After a regular season where he struggled to find his jumper, Duncan Robinson has been back to his sharpshooting ways for the Miami Heat during their run to the 2023 NBA Finals. Robinson’s up to 44.6 percent from behind the three-point line during the postseason, and hit double-digit scoring in five of the seven games Miami played in the Eastern Conference Finals against the Boston Celtics.
Robinson’s most notable moment in the series didn’t come after a made three. Instead, it came during Game 7 in Boston, when the New England native scored on a back cut to give the Heat a 21-point fourth quarter lead and then held his hand up to his ear, signifying that he couldn’t hear the opposing crowd. On a new episode of JJ Redick’s “The Old Man and the Three” podcast, Robinson explained why he decided to do this, and revealed that it had something to do with his phone getting blown up by Celtics fans after Game 6.
This story is pretty crazy. Celtics fans lol pic.twitter.com/P3nzXAfvs7
— Jason Gallagher (@jga41agher) May 31, 2023
Robinson said that he only wanted to do something like this if he was “relevant enough in the game to warrant that,” which led to him debating if he should do it after a back cut to get his 10th point of the game.
“But, I don’t know how this happened, but maybe somebody that I went to high school with or something — cause I still have the same number from when I was in high school,” Robinson said. “My number got put in a group chat somewhere, and it was like a massive group chat. So after we lose Game 6, my phone is blowing up from all these random New England numbers … ‘get f*cked, get f*cked, Celts in 7.’ They’re sending me memes of the Curt Schilling bloody sock, and it’s just all these random numbers, it’s like 70 texts. I’m like, ‘What is going on?'”

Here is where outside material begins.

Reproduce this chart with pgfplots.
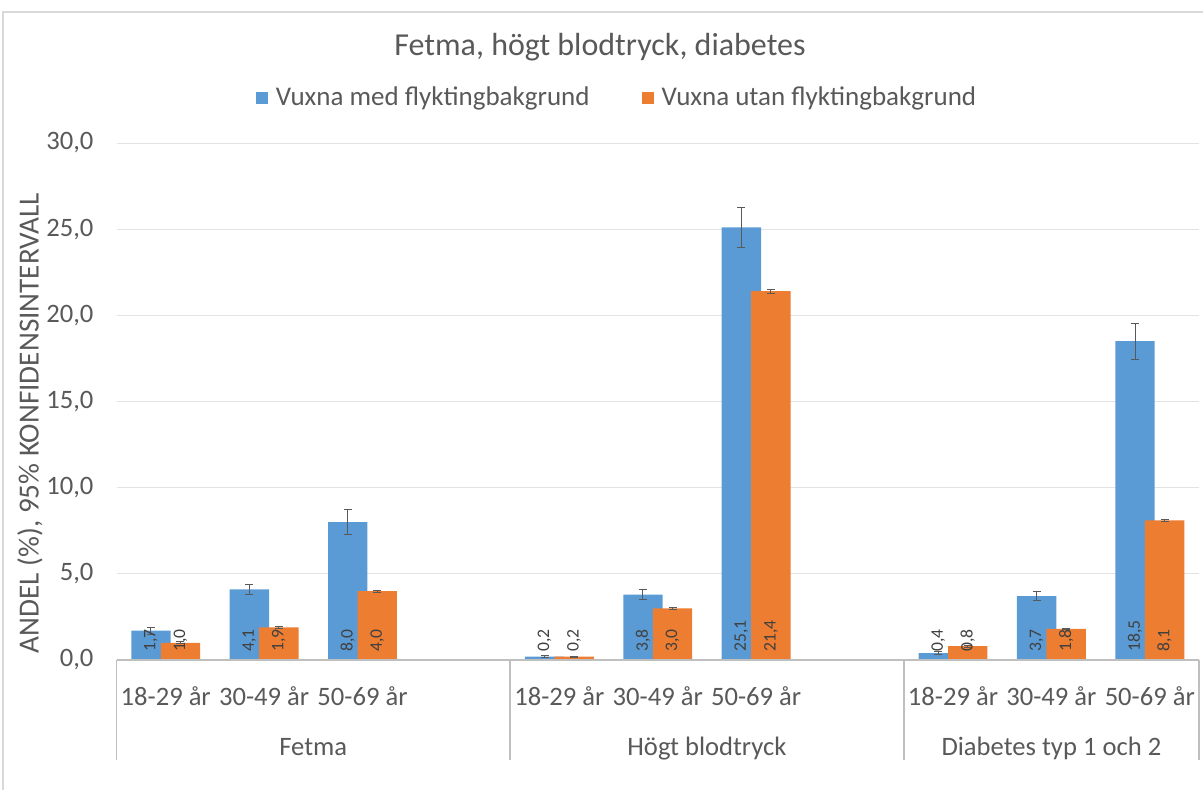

Robinson mentioned that all of this happened after a heartbreaking Game 6 loss in which he missed shots to help put the game away and left the door open for Boston to win on a Derrick White putback with no time remaining. All of this, Robinson says, really wound him up.
“I’m like, who the f*ck gave out my number? How the f*ck did this happen?” he says. “So then I start thinking, I’m creating all these scenarios in my head, I’m like, if I get the chance and I go into the Garden, I’m gonna do something. And I didn’t know what it was gonna be. Honestly, probably a little underwhelming, but you would be shocked at how many people that really bothered.”
Apparently, Robinson “heard from a lot of people,” many of whom really hated it for being “classless.” It is unclear if these people believe getting a stranger’s phone number and heckling them is also classless.